* start Data section *
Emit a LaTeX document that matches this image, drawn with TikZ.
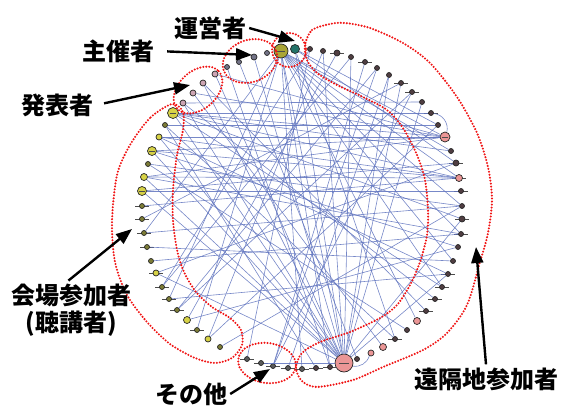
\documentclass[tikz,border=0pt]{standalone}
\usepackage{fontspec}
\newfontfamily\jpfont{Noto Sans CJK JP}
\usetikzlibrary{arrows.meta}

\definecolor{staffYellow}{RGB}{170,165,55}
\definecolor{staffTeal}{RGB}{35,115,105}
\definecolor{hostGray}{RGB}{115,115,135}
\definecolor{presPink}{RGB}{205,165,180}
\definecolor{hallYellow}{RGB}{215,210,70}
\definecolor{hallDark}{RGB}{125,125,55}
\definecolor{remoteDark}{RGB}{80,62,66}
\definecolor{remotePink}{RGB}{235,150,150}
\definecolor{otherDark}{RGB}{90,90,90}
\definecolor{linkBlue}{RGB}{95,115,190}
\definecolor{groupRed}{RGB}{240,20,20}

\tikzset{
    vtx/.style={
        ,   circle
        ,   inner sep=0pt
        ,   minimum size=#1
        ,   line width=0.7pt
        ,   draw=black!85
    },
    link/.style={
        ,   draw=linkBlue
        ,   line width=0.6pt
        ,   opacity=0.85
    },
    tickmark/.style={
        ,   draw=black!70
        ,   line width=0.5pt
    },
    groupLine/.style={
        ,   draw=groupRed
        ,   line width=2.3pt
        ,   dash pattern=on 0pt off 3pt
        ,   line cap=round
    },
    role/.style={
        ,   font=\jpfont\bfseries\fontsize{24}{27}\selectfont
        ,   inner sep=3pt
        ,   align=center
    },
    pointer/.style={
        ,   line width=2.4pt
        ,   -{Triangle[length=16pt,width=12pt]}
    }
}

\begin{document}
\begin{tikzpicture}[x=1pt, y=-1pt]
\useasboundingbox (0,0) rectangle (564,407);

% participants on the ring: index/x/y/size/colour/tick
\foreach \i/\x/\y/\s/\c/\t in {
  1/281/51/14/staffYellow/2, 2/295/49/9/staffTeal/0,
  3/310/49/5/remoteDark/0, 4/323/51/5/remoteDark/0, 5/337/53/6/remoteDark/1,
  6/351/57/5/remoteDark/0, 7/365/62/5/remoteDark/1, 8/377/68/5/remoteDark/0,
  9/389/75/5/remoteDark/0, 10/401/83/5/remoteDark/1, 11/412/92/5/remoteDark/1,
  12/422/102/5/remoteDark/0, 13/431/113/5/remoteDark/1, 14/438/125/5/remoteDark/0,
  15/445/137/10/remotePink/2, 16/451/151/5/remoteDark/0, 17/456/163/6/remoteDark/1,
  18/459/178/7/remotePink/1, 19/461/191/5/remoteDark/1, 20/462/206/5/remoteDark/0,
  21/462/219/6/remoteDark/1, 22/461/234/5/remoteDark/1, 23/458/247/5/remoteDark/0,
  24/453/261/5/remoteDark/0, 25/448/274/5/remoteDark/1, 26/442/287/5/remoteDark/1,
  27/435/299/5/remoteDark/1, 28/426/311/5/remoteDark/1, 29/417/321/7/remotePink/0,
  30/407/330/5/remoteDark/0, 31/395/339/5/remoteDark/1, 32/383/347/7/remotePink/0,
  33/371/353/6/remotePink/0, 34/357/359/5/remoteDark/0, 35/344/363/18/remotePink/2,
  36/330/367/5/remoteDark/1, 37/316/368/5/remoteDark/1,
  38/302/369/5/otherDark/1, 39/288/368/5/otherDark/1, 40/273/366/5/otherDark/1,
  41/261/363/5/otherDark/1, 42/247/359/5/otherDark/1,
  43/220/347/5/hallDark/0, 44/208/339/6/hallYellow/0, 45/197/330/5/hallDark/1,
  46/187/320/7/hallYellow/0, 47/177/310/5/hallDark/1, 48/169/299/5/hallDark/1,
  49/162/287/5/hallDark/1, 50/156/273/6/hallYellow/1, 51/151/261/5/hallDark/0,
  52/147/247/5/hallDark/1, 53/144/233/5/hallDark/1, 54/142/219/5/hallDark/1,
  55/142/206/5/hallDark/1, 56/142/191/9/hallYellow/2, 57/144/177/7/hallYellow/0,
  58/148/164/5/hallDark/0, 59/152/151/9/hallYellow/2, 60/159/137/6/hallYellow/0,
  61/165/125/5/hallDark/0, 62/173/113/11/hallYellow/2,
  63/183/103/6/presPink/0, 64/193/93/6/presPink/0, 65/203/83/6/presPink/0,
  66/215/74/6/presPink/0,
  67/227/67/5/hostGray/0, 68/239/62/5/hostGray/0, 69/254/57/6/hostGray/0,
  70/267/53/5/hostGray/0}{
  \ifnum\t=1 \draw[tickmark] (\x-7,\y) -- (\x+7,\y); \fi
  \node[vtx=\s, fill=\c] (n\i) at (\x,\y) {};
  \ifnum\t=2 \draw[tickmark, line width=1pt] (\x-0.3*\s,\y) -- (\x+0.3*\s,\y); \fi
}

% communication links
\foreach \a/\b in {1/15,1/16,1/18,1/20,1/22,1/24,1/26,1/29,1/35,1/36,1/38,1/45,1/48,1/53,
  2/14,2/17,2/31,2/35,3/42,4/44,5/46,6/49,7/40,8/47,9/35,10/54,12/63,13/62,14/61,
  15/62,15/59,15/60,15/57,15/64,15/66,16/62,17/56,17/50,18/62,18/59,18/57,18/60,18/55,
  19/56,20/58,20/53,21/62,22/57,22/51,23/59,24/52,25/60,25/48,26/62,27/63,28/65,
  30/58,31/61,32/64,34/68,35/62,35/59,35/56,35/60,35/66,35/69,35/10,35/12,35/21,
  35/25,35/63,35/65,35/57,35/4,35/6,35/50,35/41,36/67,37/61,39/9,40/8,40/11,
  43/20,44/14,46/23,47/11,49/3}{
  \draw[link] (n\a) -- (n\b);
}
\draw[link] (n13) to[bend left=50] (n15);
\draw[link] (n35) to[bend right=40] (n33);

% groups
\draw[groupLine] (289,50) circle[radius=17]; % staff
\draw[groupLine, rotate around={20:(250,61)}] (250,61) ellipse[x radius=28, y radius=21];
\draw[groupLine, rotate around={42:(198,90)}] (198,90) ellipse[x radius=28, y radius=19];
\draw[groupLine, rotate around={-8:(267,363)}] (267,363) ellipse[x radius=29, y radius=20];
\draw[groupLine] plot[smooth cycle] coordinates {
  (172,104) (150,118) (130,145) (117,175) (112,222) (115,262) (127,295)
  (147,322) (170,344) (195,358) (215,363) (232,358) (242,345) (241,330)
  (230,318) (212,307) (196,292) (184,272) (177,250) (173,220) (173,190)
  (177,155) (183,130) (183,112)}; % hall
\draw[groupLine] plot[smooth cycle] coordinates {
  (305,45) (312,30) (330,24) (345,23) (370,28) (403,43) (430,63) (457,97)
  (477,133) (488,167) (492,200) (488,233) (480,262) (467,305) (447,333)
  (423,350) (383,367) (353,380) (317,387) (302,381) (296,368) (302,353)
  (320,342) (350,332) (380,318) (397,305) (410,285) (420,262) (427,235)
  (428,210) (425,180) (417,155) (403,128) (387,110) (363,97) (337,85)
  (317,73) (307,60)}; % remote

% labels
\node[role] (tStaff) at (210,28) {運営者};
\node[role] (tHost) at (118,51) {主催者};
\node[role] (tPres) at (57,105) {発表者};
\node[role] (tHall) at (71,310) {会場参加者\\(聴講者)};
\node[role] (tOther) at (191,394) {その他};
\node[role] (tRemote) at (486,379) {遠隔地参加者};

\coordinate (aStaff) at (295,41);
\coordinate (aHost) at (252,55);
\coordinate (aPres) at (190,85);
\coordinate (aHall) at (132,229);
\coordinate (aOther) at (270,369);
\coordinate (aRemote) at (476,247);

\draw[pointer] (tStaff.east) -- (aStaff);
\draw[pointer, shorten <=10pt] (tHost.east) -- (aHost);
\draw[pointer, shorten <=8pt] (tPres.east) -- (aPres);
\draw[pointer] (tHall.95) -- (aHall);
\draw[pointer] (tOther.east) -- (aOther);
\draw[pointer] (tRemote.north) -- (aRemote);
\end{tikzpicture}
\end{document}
* end Data section *
From the first line of the listing above, repeat every line through the one holding "(0,0) rectangle (564,407);". Both ends count, and pictures stay out.

Solution for this problem:
Emit a LaTeX document that matches this image, drawn with TikZ.
\documentclass[tikz,border=0pt]{standalone}
\usepackage{fontspec}
\newfontfamily\jpfont{Noto Sans CJK JP}
\usetikzlibrary{arrows.meta}

\definecolor{staffYellow}{RGB}{170,165,55}
\definecolor{staffTeal}{RGB}{35,115,105}
\definecolor{hostGray}{RGB}{115,115,135}
\definecolor{presPink}{RGB}{205,165,180}
\definecolor{hallYellow}{RGB}{215,210,70}
\definecolor{hallDark}{RGB}{125,125,55}
\definecolor{remoteDark}{RGB}{80,62,66}
\definecolor{remotePink}{RGB}{235,150,150}
\definecolor{otherDark}{RGB}{90,90,90}
\definecolor{linkBlue}{RGB}{95,115,190}
\definecolor{groupRed}{RGB}{240,20,20}

\tikzset{
    vtx/.style={
        ,   circle
        ,   inner sep=0pt
        ,   minimum size=#1
        ,   line width=0.7pt
        ,   draw=black!85
    },
    link/.style={
        ,   draw=linkBlue
        ,   line width=0.6pt
        ,   opacity=0.85
    },
    tickmark/.style={
        ,   draw=black!70
        ,   line width=0.5pt
    },
    groupLine/.style={
        ,   draw=groupRed
        ,   line width=2.3pt
        ,   dash pattern=on 0pt off 3pt
        ,   line cap=round
    },
    role/.style={
        ,   font=\jpfont\bfseries\fontsize{24}{27}\selectfont
        ,   inner sep=3pt
        ,   align=center
    },
    pointer/.style={
        ,   line width=2.4pt
        ,   -{Triangle[length=16pt,width=12pt]}
    }
}

\begin{document}
\begin{tikzpicture}[x=1pt, y=-1pt]
\useasboundingbox (0,0) rectangle (564,407);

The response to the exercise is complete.